How This Shows Up in Interviews
When designing an API that returns a list, describe pagination proactively. A strong answer sounds like: "The endpoint returns up to 100 items per page with cursor-based pagination. The cursor encodes the last-seen ID and timestamp so the next query can seek directly without an offset scan."
Interviewers look for three signals:
- You default to paginated endpoints (not "return all items")

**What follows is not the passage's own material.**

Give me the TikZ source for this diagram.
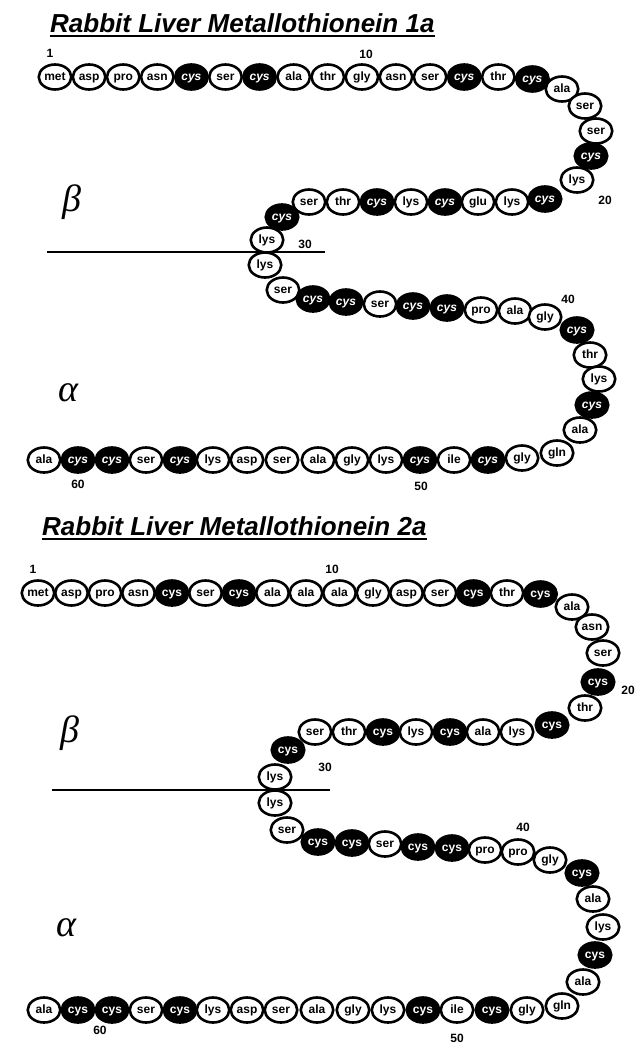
\documentclass[tikz,border=0pt]{standalone}
\usepackage{fontspec}
\setmainfont{Liberation Sans}
\newfontfamily\greekfam{Liberation Serif}
\usetikzlibrary{shapes.geometric}
\newcommand{\resfont}{\fontsize{12}{13}\selectfont\bfseries}
\newcommand{\numfont}{\fontsize{12}{13}\selectfont\bfseries}
\newcommand{\titlefont}{\fontsize{26}{29}\selectfont\bfseries\itshape}
\newcommand{\grkfont}{\greekfam\fontsize{38}{40}\selectfont\itshape}
\tikzset{
  res/.style={ellipse, draw=black, line width=2.6pt, minimum width=32.5pt,
              minimum height=25pt, inner sep=0pt, text height=6pt,
              text depth=0pt, font=\resfont},
  wb/.style={res, fill=white, text=black},
  bb/.style={res, fill=black, text=white},
  bbi/.style={bb, font=\resfont\itshape},
  num/.style={inner sep=0pt, font=\numfont},
  grk/.style={inner sep=0pt, font=\grkfont},
  ttl/.style={inner sep=0pt, anchor=base west, font=\titlefont},
  rule/.style={line width=2.4pt},
  uline/.style={line width=1.6pt}
}
\begin{document}
\begin{tikzpicture}[x=1pt, y=-1pt]
\useasboundingbox[fill=white] (0,0) rectangle (642,1047);

% ---------------- Metallothionein 1a ----------------
\node[ttl] (t1) at (50,32) {Rabbit Liver Metallothionein 1a};
\draw[uline] ([yshift=-4pt]t1.base west) -- ([yshift=-4pt]t1.base east);

\node[grk] (beta1) at (72,202) {β};
\node[grk] (alpha1) at (68,393) {α};
\coordinate (l1a) at (47,252);
\coordinate (l1b) at (325,252);
\draw[rule] (l1a) -- (l1b);

% N-terminal row
\node[wb]  (a1)  at (55.0,77) {met};
\node[wb]  (a2)  at (89.1,77) {asp};
\node[wb]  (a3)  at (123.2,77) {pro};
\node[wb]  (a4)  at (157.3,77) {asn};
\node[bbi] (a5)  at (191.4,77) {cys};
\node[wb]  (a6)  at (225.5,77) {ser};
\node[bbi] (a7)  at (259.6,77) {cys};
\node[wb]  (a8)  at (293.7,77) {ala};
\node[wb]  (a9)  at (327.8,77) {thr};
\node[wb]  (a10) at (361.9,77) {gly};
\node[wb]  (a11) at (396.0,77) {asn};
\node[wb]  (a12) at (430.1,77) {ser};
\node[bbi] (a13) at (464.2,77) {cys};
\node[wb]  (a14) at (498.3,77) {thr};
\node[bbi] (a15) at (532.4,79) {cys};
% first turn
\node[wb]  (a16) at (562,89) {ala};
\node[wb]  (a17) at (585,106) {ser};
\node[wb]  (a18) at (596,131) {ser};
\node[bbi] (a19) at (591,156) {cys};
\node[wb]  (a20) at (577,180) {lys};
\node[bbi] (a21) at (545,199) {cys};
% second row
\node[wb]  (a22) at (512,202) {lys};
\node[wb]  (a23) at (478,202) {glu};
\node[bbi] (a24) at (445,202) {cys};
\node[wb]  (a25) at (411,202) {lys};
\node[bbi] (a26) at (377,202) {cys};
\node[wb]  (a27) at (343,202) {thr};
\node[wb]  (a28) at (309,202) {ser};
\node[bbi] (a29) at (282,217) {cys};
\node[wb]  (a30) at (267,240) {lys};
\node[wb]  (a31) at (265,265) {lys};
\node[wb]  (a32) at (283,290) {ser};
% third row
\node[bbi] (a33) at (313,299) {cys};
\node[bbi] (a34) at (346,302) {cys};
\node[wb]  (a35) at (380,304) {ser};
\node[bbi] (a36) at (413,306) {cys};
\node[bbi] (a37) at (447,308) {cys};
\node[wb]  (a38) at (481,310) {pro};
\node[wb]  (a39) at (515,311) {ala};
\node[wb]  (a40) at (545,317) {gly};
% second turn
\node[bbi] (a41) at (577,330) {cys};
\node[wb]  (a42) at (590,355) {thr};
\node[wb]  (a43) at (599,379) {lys};
\node[bbi] (a44) at (592,405) {cys};
\node[wb]  (a45) at (580,430) {ala};
\node[wb]  (a46) at (557,453) {gln};
% C-terminal row
\node[wb]  (a47) at (522,458) {gly};
\node[bbi] (a48) at (488,460) {cys};
\node[wb]  (a49) at (454,460) {ile};
\node[bbi] (a50) at (420,460) {cys};
\node[wb]  (a51) at (386,460) {lys};
\node[wb]  (a52) at (352,460) {gly};
\node[wb]  (a53) at (318,460) {ala};
\node[wb]  (a54) at (282,460) {ser};
\node[wb]  (a55) at (247,460) {asp};
\node[wb]  (a56) at (213,460) {lys};
\node[bbi] (a57) at (180,460) {cys};
\node[wb]  (a58) at (146,460) {ser};
\node[bbi] (a59) at (112,460) {cys};
\node[bbi] (a60) at (78,460) {cys};
\node[wb]  (a61) at (44,460) {ala};

\node[num] (n1a)  at (50,53) {1};
\node[num] (n10a) at (366,54) {10};
\node[num] (n20a) at (605,200) {20};
\node[num] (n30a) at (305,244) {30};
\node[num] (n40a) at (568,299) {40};
\node[num] (n50a) at (421,486) {50};
\node[num] (n60a) at (78,484) {60};

% ---------------- Metallothionein 2a ----------------
\node[ttl] (t2) at (42,535) {Rabbit Liver Metallothionein 2a};
\draw[uline] ([yshift=-4pt]t2.base west) -- ([yshift=-4pt]t2.base east);

\node[grk] (beta2) at (70,733) {β};
\node[grk] (alpha2) at (66,928) {α};
\coordinate (l2a) at (52,790);
\coordinate (l2b) at (330,790);
\draw[rule] (l2a) -- (l2b);

% N-terminal row
\node[wb] (b1)  at (38.0,593) {met};
\node[wb] (b2)  at (71.5,593) {asp};
\node[wb] (b3)  at (105.0,593) {pro};
\node[wb] (b4)  at (138.5,593) {asn};
\node[bb] (b5)  at (172.0,593) {cys};
\node[wb] (b6)  at (205.5,593) {ser};
\node[bb] (b7)  at (239.0,593) {cys};
\node[wb] (b8)  at (272.5,593) {ala};
\node[wb] (b9)  at (306.0,593) {ala};
\node[wb] (b10) at (339.5,593) {ala};
\node[wb] (b11) at (373.0,593) {gly};
\node[wb] (b12) at (406.5,593) {asp};
\node[wb] (b13) at (440.0,593) {ser};
\node[bb] (b14) at (473.5,593) {cys};
\node[wb] (b15) at (507.0,593) {thr};
\node[bb] (b16) at (540.5,594) {cys};
% first turn
\node[wb] (b17) at (572,607) {ala};
\node[wb] (b18) at (592,627) {asn};
\node[wb] (b19) at (603,653) {ser};
\node[bb] (b20) at (598,682) {cys};
\node[wb] (b21) at (585,708) {thr};
\node[bb] (b22) at (552,725) {cys};
% second row
\node[wb] (b23) at (517,732) {lys};
\node[wb] (b24) at (483,732) {ala};
\node[bb] (b25) at (450,732) {cys};
\node[wb] (b26) at (416,732) {lys};
\node[bb] (b27) at (383,732) {cys};
\node[wb] (b28) at (349,732) {thr};
\node[wb] (b29) at (315,732) {ser};
\node[bb] (b30) at (288,750) {cys};
\node[wb] (b31) at (275,777) {lys};
\node[wb] (b32) at (275,803) {lys};
\node[wb] (b33) at (287,830) {ser};
% third row
\node[bb] (b34) at (318,842) {cys};
\node[bb] (b35) at (352,843) {cys};
\node[wb] (b36) at (385,844) {ser};
\node[bb] (b37) at (418,847) {cys};
\node[bb] (b38) at (452,848) {cys};
\node[wb] (b39) at (485,850) {pro};
\node[wb] (b40) at (518,852) {pro};
\node[wb] (b41) at (550,860) {gly};
% second turn
\node[bb] (b42) at (582,873) {cys};
\node[wb] (b43) at (593,899) {ala};
\node[wb] (b44) at (603,927) {lys};
\node[bb] (b45) at (595,955) {cys};
\node[wb] (b46) at (583,982) {ala};
\node[wb] (b47) at (562,1006) {gln};
% C-terminal row
\node[wb] (b48) at (527,1010) {gly};
\node[bb] (b49) at (492,1010) {cys};
\node[wb] (b50) at (457,1010) {ile};
\node[bb] (b51) at (423,1010) {cys};
\node[wb] (b52) at (388,1010) {lys};
\node[wb] (b53) at (353,1010) {gly};
\node[wb] (b54) at (317,1010) {ala};
\node[wb] (b55) at (281,1010) {ser};
\node[wb] (b56) at (247,1010) {asp};
\node[wb] (b57) at (213,1010) {lys};
\node[bb] (b58) at (180,1010) {cys};
\node[wb] (b59) at (146,1010) {ser};
\node[bb] (b60) at (112,1010) {cys};
\node[bb] (b61) at (78,1010) {cys};
\node[wb] (b62) at (44,1010) {ala};

\node[num] (n1b)  at (33,569) {1};
\node[num] (n10b) at (332,569) {10};
\node[num] (n20b) at (628,690) {20};
\node[num] (n30b) at (325,767) {30};
\node[num] (n40b) at (523,827) {40};
\node[num] (n50b) at (457,1038) {50};
\node[num] (n60b) at (100,1030) {60};
\end{tikzpicture}
\end{document}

- You explain why cursor-based pagination beats OFFSET at scale
- You mention a maximum page size to prevent abuse
A bonus signal: mentioning that cursor-based pagination requires a composite index and a unique tiebreaker shows you understand the database-level implementation, not just the API pattern.
Every list endpoint is a potential OOM
If you're designing an endpoint that returns a list and you don't mention pagination, the interviewer notices. It signals you haven't thought about what happens when the dataset grows from 500 rows to 5 million.
Quick Recap
- Unbounded SELECT is a time bomb: it works in development and OOMs in production when the table grows.
- OFFSET-based pagination is safe at small offsets but degrades as O(offset + limit). Page 5,000 reads 100,020 rows.
- Cursor-based pagination uses a WHERE clause on the boundary value, making every page O(page_size) with a proper index.
- Every API list endpoint needs pagination: default limit, maximum limit, and opaque cursor.
- OFFSET is acceptable for reports on stable, bounded datasets under ~10,000 rows. For live production APIs, use cursors.
- For large exports, stream rows instead of loading them into memory. Constant memory regardless of table size.
- Always enforce a maximum page size on API endpoints to prevent abuse.